**Task objective**
Exactly retype the opening line of the entries and every line after it, ending with the line that contains "const LIGHT = '#c9cac9', DARK = '#a1a2a1';". Skip all pictures.

**Data supplied**
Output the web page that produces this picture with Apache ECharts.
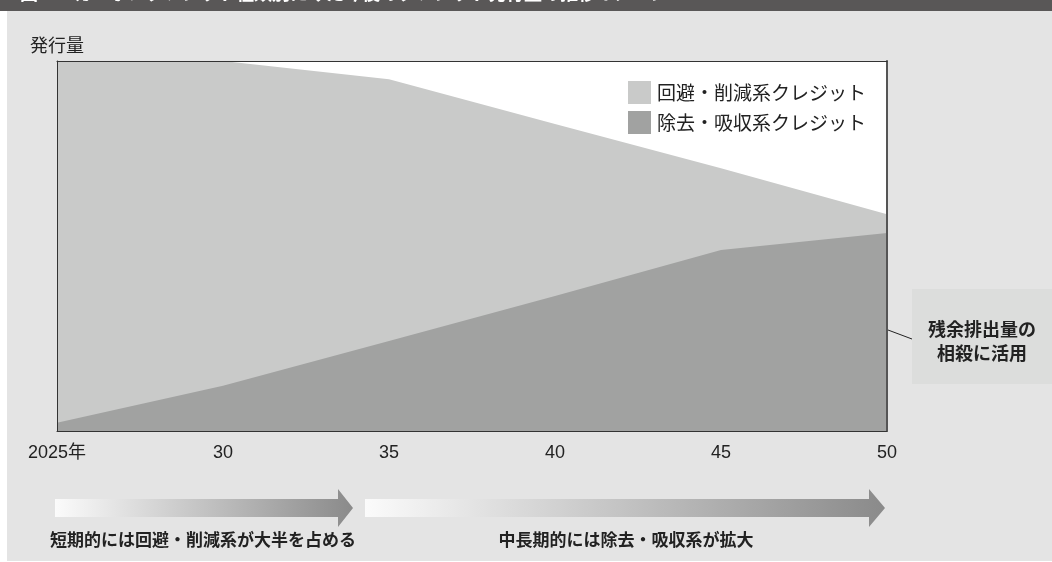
<!DOCTYPE html>
<html>
<head>
<meta charset="utf-8">
<script src="https://cdn.jsdelivr.net/npm/echarts@6/dist/echarts.min.js"></script>
<style>
html,body{margin:0;padding:0;background:#fff;}
#c{width:1052px;height:562px;}
</style>
</head>
<body>
<div id="c"></div>
<script>
// ---- data ----
const years = [2025, 2030, 2035, 2040, 2045, 2050];
const removal = [2.2, 12.2, 24.3, 36.5, 48.9, 53.5];      // 除去・吸収系クレジット
const avoidance = [97.8, 87.8, 70.8, 46.5, 22.1, 5.1];     // 回避・削減系クレジット (on top of removal)
const seriesNames = ['回避・削減系クレジット', '除去・吸収系クレジット'];
const tickLabels = {2025: '2025年', 2030: '30', 2035: '35', 2040: '40', 2045: '45', 2050: '50'};
const titleText = '図２　カーボンクレジット種類別にみた今後のクレジット発行量の推移イメージ';
const yAxisName = '発行量';
const noteLines = ['残余排出量の', '相殺に活用'];
const arrowTexts = ['短期的には回避・削減系が大半を占める', '中長期的には除去・吸収系が拡大'];

const total = removal.map((v, i) => v + avoidance[i]);

const FONT = '"Noto Sans CJK JP", "Noto Sans", sans-serif';
const NUMFONT = '"Liberation Sans", "Noto Sans CJK JP", sans-serif';
const chart = echarts.init(document.getElementById('c'), null, {renderer: 'canvas'});

function grad() {
  return new echarts.graphic.LinearGradient(0, 0, 1, 0, [
    {offset: 0, color: '#fbfbfb'},
    {offset: 1, color: '#8a8a8a'}
  ]);
}
function arrowPts(x0, x1, headX, yTop, yBot, hTop, hBot) {
  const ym = (yTop + yBot) / 2;
  return [[x0, yTop], [headX, yTop], [headX, hTop], [x1, ym], [headX, hBot], [headX, yBot], [x0, yBot]];
}

const LIGHT = '#c9cac9', DARK = '#a1a2a1';

const option = {
  backgroundColor: '#ffffff',
  animation: false,
  textStyle: {fontFamily: FONT},
  grid: {left: 57, right: 165, top: 61, bottom: 131, show: true, backgroundColor: '#ffffff', borderWidth: 0},
  legend: {
    data: [
      {name: seriesNames[0], icon: 'rect', itemStyle: {color: LIGHT}},
      {name: seriesNames[1], icon: 'rect', itemStyle: {color: DARK}}
    ],
    orient: 'vertical',
    left: 623, top: 76,
    itemWidth: 23, itemHeight: 23, itemGap: 7,
    selectedMode: false,
    textStyle: {fontSize: 19, color: '#222', fontFamily: FONT, padding: [0, 0, 0, 1]}
  },
  xAxis: [{
    type: 'value', min: 2025, max: 2050, interval: 5, z: 10,
    axisLine: {show: true, onZero: false, lineStyle: {color: '#333', width: 1}},
    axisTick: {show: false},
    splitLine: {show: false},
    axisLabel: {formatter: v => tickLabels[v] || '', fontSize: 18, color: '#222', margin: 13, fontFamily: NUMFONT}
  }, {
    type: 'value', min: 2025, max: 2050, position: 'top', z: 10,
    axisLine: {show: true, onZero: false, lineStyle: {color: '#333', width: 1}},
    axisTick: {show: false}, axisLabel: {show: false}, splitLine: {show: false}
  }],
  yAxis: [{
    type: 'value', min: 0, max: 100, z: 10,
    axisLine: {show: true, onZero: false, lineStyle: {color: '#333', width: 1}},
    axisTick: {show: false}, axisLabel: {show: false}, splitLine: {show: false}
  }, {
    type: 'value', min: 0, max: 100, position: 'right', z: 10,
    axisLine: {show: true, onZero: false, lineStyle: {color: '#555', width: 2}},
    axisTick: {show: false}, axisLabel: {show: false}, splitLine: {show: false}
  }],
  series: [{
    name: seriesNames[0], type: 'line', z: 2,
    data: years.map((y, i) => [y, total[i]]),
    showSymbol: false, symbol: 'none',
    lineStyle: {width: 0}, itemStyle: {color: LIGHT},
    areaStyle: {color: LIGHT, opacity: 1}
  }, {
    name: seriesNames[1], type: 'line', z: 3,
    data: years.map((y, i) => [y, removal[i]]),
    showSymbol: false, symbol: 'none',
    lineStyle: {width: 0}, itemStyle: {color: DARK},
    areaStyle: {color: DARK, opacity: 1}
  }],
  graphic: [
    {type: 'rect', z: -10, shape: {x: 7, y: 0, width: 1045, height: 561}, style: {fill: '#e4e4e4'}},
    {type: 'rect', z: -9, shape: {x: 0, y: 0, width: 1052, height: 11}, style: {fill: '#595757'}},
    {type: 'text', z: -8, x: 20, y: 2, style: {text: titleText, fill: '#fff', font: 'bold 18px ' + FONT, textVerticalAlign: 'bottom'}},
    {type: 'text', x: 30, y: 45, style: {text: yAxisName, fill: '#222', font: '18px ' + FONT, textVerticalAlign: 'middle'}},
    {type: 'rect', shape: {x: 912, y: 289, width: 140, height: 95}, style: {fill: '#dcdddc'}},
    {type: 'line', shape: {x1: 888, y1: 330, x2: 912, y2: 339}, style: {stroke: '#222', lineWidth: 1}},
    {type: 'text', x: 982, y: 329, style: {text: noteLines[0], fill: '#222', font: 'bold 18px ' + FONT, textAlign: 'center', textVerticalAlign: 'middle'}},
    {type: 'text', x: 982, y: 353, style: {text: noteLines[1], fill: '#222', font: 'bold 18px ' + FONT, textAlign: 'center', textVerticalAlign: 'middle'}},
    {type: 'polygon', shape: {points: arrowPts(55, 353, 338, 499, 517, 489, 527)}, style: {fill: grad()}},
    {type: 'polygon', shape: {points: arrowPts(365, 885, 869, 499, 517, 489, 527)}, style: {fill: grad()}},
    {type: 'text', x: 203, y: 540, style: {text: arrowTexts[0], fill: '#222', font: 'bold 17px ' + FONT, textAlign: 'center', textVerticalAlign: 'middle'}},
    {type: 'text', x: 626, y: 540, style: {text: arrowTexts[1], fill: '#222', font: 'bold 17px ' + FONT, textAlign: 'center', textVerticalAlign: 'middle'}}
  ]
};
chart.setOption(option);
</script>
</body>
</html>
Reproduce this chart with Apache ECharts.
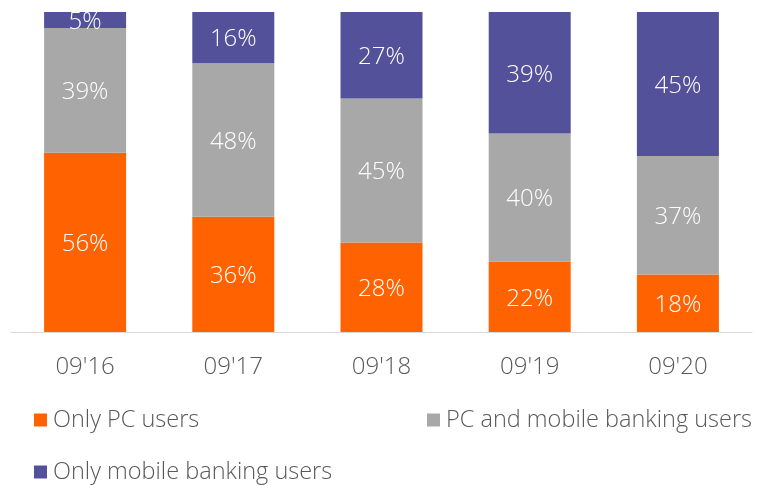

**Final result**
Output the web page that produces this picture with Apache ECharts.
<!DOCTYPE html>
<html>
<head>
<meta charset="utf-8">
<script src="https://cdn.jsdelivr.net/npm/echarts@6/dist/echarts.min.js"></script>
<style>
html,body{margin:0;padding:0;background:#fff;}
#c{width:1052px;height:562px;}
</style>
</head>
<body>
<div id="c"></div>
<script>
// ---- data ----
const years = [2025, 2030, 2035, 2040, 2045, 2050];
const removal = [2.2, 12.2, 24.3, 36.5, 48.9, 53.5];      // 除去・吸収系クレジット
const avoidance = [97.8, 87.8, 70.8, 46.5, 22.1, 5.1];     // 回避・削減系クレジット (on top of removal)
const seriesNames = ['回避・削減系クレジット', '除去・吸収系クレジット'];
const tickLabels = {2025: '2025年', 2030: '30', 2035: '35', 2040: '40', 2045: '45', 2050: '50'};
const titleText = '図２　カーボンクレジット種類別にみた今後のクレジット発行量の推移イメージ';
const yAxisName = '発行量';
const noteLines = ['残余排出量の', '相殺に活用'];
const arrowTexts = ['短期的には回避・削減系が大半を占める', '中長期的には除去・吸収系が拡大'];

const total = removal.map((v, i) => v + avoidance[i]);

const FONT = '"Noto Sans CJK JP", "Noto Sans", sans-serif';
const NUMFONT = '"Liberation Sans", "Noto Sans CJK JP", sans-serif';
const chart = echarts.init(document.getElementById('c'), null, {renderer: 'canvas'});

function grad() {
  return new echarts.graphic.LinearGradient(0, 0, 1, 0, [
    {offset: 0, color: '#fbfbfb'},
    {offset: 1, color: '#8a8a8a'}
  ]);
}
function arrowPts(x0, x1, headX, yTop, yBot, hTop, hBot) {
  const ym = (yTop + yBot) / 2;
  return [[x0, yTop], [headX, yTop], [headX, hTop], [x1, ym], [headX, hBot], [headX, yBot], [x0, yBot]];
}

const LIGHT = '#c9cac9', DARK = '#a1a2a1';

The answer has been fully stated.